LNG’nin küresel anlamda ulaşılabilecek şekilde hayata geçmesinin dört, beş yıldan önce gerçekleşmesinin çok zor göründüğünün belirten Tarakçı, durumu şöyle özetliyor: “Dünyada deniz yakıtlarının yüzde 95’inden fazlası deniz yoluyla tedarik edilmekte. Bir taraftan yeterli kapasitede ve sayıda karada LNG dolum tesisi gerekliliğinin yanı sıra, ilgili LNG’yi gemilere ikmal edilmek üzere taşıyan LNG barge’larına ihtiyacımız olacak. Bu yatırımları yapmak için tedarikçiler yeter kapasitede talep beklerken, armatörler de tedarik güvenliğinden emin olduktan sonra LNG’li gemi yatırımına girecekler. Bu bir kaosa sebep olur.”
Bunu önlemek için bir tarafın bazı fedekarlıklarda bulunması gerekeceğinin ve bu geçiş döneminin şirketleri ciddi maliyetler ile karşı karşıya bırakacağının altını çizen Tarakçı, “Bir armatör bugün itibariyle yeni gemiyi kızağa koyup LNG ile de çalışabilecek makine ile donatmıyorsa bu çok büyük bir fırsatın kaçırılması anlamına gelecektir,” diyor. Tarakçı’ya göre, bu durum armatöre yaklaşık yüzde 15 ila 20 oranında ilave bir maliyet getirebilir.
Mevcut gemilerde ise durumun çok daha karışık olduğunun altını çizen Tarakçı, sözlerine şöyle devam ediyor: “Bugün yüksek tonajlı kara araçları, yapılan basit bir kaç işlem ile bir gün içerisinde doğal gaz ile çalışır hale getirilebiliyor. Bu şekilde yüzde 30 motorin ve yüzde 70 gaz ile çalışıyorlar. Gemilerde neden olmasın? Evet yapılabilir ve yapılıyor da. LNG tankları için uygun alan, teknoloji şirketlerinde geliştirilen kitler ile bu da mümkün. Ama ne zaman?”

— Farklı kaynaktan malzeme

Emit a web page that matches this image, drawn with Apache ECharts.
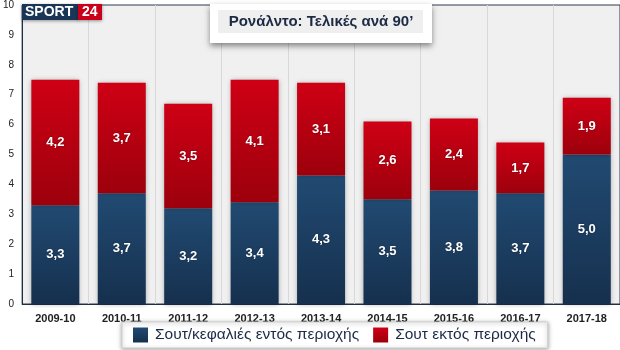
<!DOCTYPE html>
<html>
<head>
<meta charset="utf-8">
<script src="https://cdn.jsdelivr.net/npm/echarts@6/dist/echarts.min.js"></script>
<style>
  html, body { margin: 0; padding: 0; background: #ffffff; }
  #chart { width: 620px; height: 350px; }
</style>
</head>
<body>
<div id="chart"></div>
<script>
// Seasons and per-90 shot breakdown
const seasons = ['2009-10', '2010-11', '2011-12', '2012-13', '2013-14', '2014-15', '2015-16', '2016-17', '2017-18'];
const insideBox = [3.3, 3.7, 3.2, 3.4, 4.3, 3.5, 3.8, 3.7, 5.0];
const outsideBox = [4.2, 3.7, 3.5, 4.1, 3.1, 2.6, 2.4, 1.7, 1.9];
const yTicks = [0, 1, 2, 3, 4, 5, 6, 7, 8, 9, 10];

const seriesNames = ['Σουτ/κεφαλιές εντός περιοχής', 'Σουτ εκτός περιοχής'];
const chartTitle = 'Ρονάλντο: Τελικές ανά 90’';

const FONT = '"Liberation Sans", Arial, sans-serif';
const fmt = p => p.value.toFixed(1).replace('.', ',');

const grad = (top, bottom) => new echarts.graphic.LinearGradient(0, 0, 0, 1, [
  { offset: 0, color: top }, { offset: 1, color: bottom }
]);

const labelStyle = {
  show: true, position: 'inside', color: '#ffffff', fontFamily: FONT,
  fontWeight: 'bold', fontSize: 13, formatter: fmt,
  textShadowColor: 'rgba(0,0,0,0.35)', textShadowBlur: 2
};

const chart = echarts.init(document.getElementById('chart'), null, { renderer: 'canvas' });
chart.setOption({
  animation: false,
  backgroundColor: '#ffffff',
  grid: {
    left: 22, right: 0, top: 4, bottom: 46,
    show: true, backgroundColor: '#f0f0f0', borderColor: '#2b3b4f', borderWidth: 1
  },
  xAxis: {
    type: 'category', data: seasons,
    axisLine: { lineStyle: { color: '#1f2f45', width: 1 } },
    axisTick: { show: false },
    splitLine: { show: true, lineStyle: { color: '#d8d8d8', width: 1 } },
    axisLabel: { color: '#222', fontFamily: FONT, fontWeight: 'bold', fontSize: 11, margin: 9 }
  },
  yAxis: {
    type: 'value', min: 0, max: 10, interval: 1,
    axisLine: { show: true, lineStyle: { color: '#1f2f45', width: 1 } },
    axisTick: { show: false },
    splitLine: { show: false },
    axisLabel: {
      color: '#222', fontFamily: FONT, fontSize: 10, margin: 8,
      formatter: v => (yTicks.includes(v) ? String(v) : '')
    }
  },
  legend: {
    data: seriesNames,
    bottom: 2, left: 122,
    itemWidth: 15, itemHeight: 15, itemGap: 14,
    icon: 'rect',
    backgroundColor: '#ffffff',
    borderColor: '#d0d0d0', borderWidth: 1,
    shadowColor: 'rgba(0,0,0,0.35)', shadowBlur: 4, shadowOffsetY: 1,
    padding: [5, 12, 5, 11],
    textStyle: { color: '#1c2a44', fontFamily: FONT, fontSize: 15.5, padding: [0, 0, 0, 2] }
  },
  series: [
    {
      name: seriesNames[0], type: 'bar', stack: 'shots', data: insideBox,
      barWidth: 48,
      itemStyle: { color: grad('#214a72', '#16304e'), shadowColor: 'rgba(0,0,0,0.35)', shadowBlur: 5 },
      label: labelStyle
    },
    {
      name: seriesNames[1], type: 'bar', stack: 'shots', data: outsideBox,
      barWidth: 48,
      itemStyle: { color: grad('#cf0015', '#9c000c'), shadowColor: 'rgba(0,0,0,0.35)', shadowBlur: 5 },
      label: labelStyle
    }
  ],
  graphic: [
    // logo
    {
      type: 'group', left: 22, top: 4,
      children: [
        { type: 'rect', z: 100, shape: { x: 0, y: 0, width: 57, height: 16 },
          style: { fill: '#1b3556', shadowColor: 'rgba(0,0,0,0.4)', shadowBlur: 3, shadowOffsetY: 1 } },
        { type: 'rect', z: 100, shape: { x: 56, y: 0, width: 24, height: 16 },
          style: { fill: '#c8001a', shadowColor: 'rgba(0,0,0,0.4)', shadowBlur: 3, shadowOffsetY: 1 } },
        { type: 'text', z: 101, x: 3, y: 1,
          style: { text: 'SPORT', fill: '#ffffff', font: 'bold 14px ' + FONT } },
        { type: 'text', z: 101, x: 60, y: 1,
          style: { text: '24', fill: '#ffffff', font: 'bold 14px ' + FONT } }
      ]
    },
    // title box
    {
      type: 'group', left: 210, top: 4,
      children: [
        { type: 'rect', z: 100, shape: { x: 0, y: 0, width: 222, height: 39 },
          style: { fill: '#ffffff', shadowColor: 'rgba(0,0,0,0.45)', shadowBlur: 6, shadowOffsetY: 3 } },
        { type: 'rect', z: 101, shape: { x: 8, y: 6, width: 205, height: 23 },
          style: { fill: '#efefef' } },
        { type: 'text', z: 102, x: 111, y: 18,
          style: { text: chartTitle, fill: '#1c2a44', font: 'bold 15px ' + FONT,
                   textAlign: 'center', textVerticalAlign: 'middle' } }
      ]
    }
  ]
});
</script>
</body>
</html>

İşin tedarik boyutu ile ilgili olarak, Tarakçı Türkiye özelindeki durumu şöyle özetliyor: “İki adet LNG kara tesisimiz var. Biri Marmara Ereğli BOTAŞ ve diğeri Aliağa Ege Gaz. Bu tesislerde yurt dışından getirilen LNG depolanmakta ve gazlaştırılarak ulusal hatlara verilmekle beraber, LNG formunda kamyonlara yüklenerek doğal gazın ulaşmadığı bölgelere ulaştırılmaktadır.” Socar’ın bu kapsamda kara yoluyla gemilere LNG yakıt ikmali yaptığını vurgulayan Tarakçı, sözlerine şöyle devam etti: “Bugün bir LNG kara tesisi kurmak istense tanklar, iskele, vs. yatırımlarıyla iki üç yılı bulabilecek bir süre gerekli. Lakin Aliağa’da da hayata geçirilmiş olan Floating Storage and Regasification Unit (FSRU) gemisi uygulamasıyla bu süreyi üç ila altı aya kadar düşürebilmektesiniz. Buradan şu sonuca varmak istiyorum. Talep ile FSRU yapısında gemi ya da gemiler pazarın olduğu bölgelere yakın bölgelerde konumlandırılıp yine LNG taşıyabilecek barge’lar ile gemilere ikmal edilmesi mümkün olacaktır.” Bu konuda zamanlama hususunda verilecek kararın zorluğunun altını çizen Tarakçı, sözlerini şöyle tamamladı: “Bugün karar verilse LNG barge ve FSRU sisteminin hazır hale gelmesi bir-bir buçuk yılı bulabilir. Sonuç olarak, çözüm var, lakin son derece masraflı. Dünya dönüşüne devam ediyor ve değişiyor. Gelişmeleri çok yakından takip ediyor ve ilk adımı atma anlamında elimizden geleni yapmaya çalışıyor olacağız. Ülke olarak denizi seven bir ülkeyiz ve denizci olarak kalmaya da devam edeceğiz.”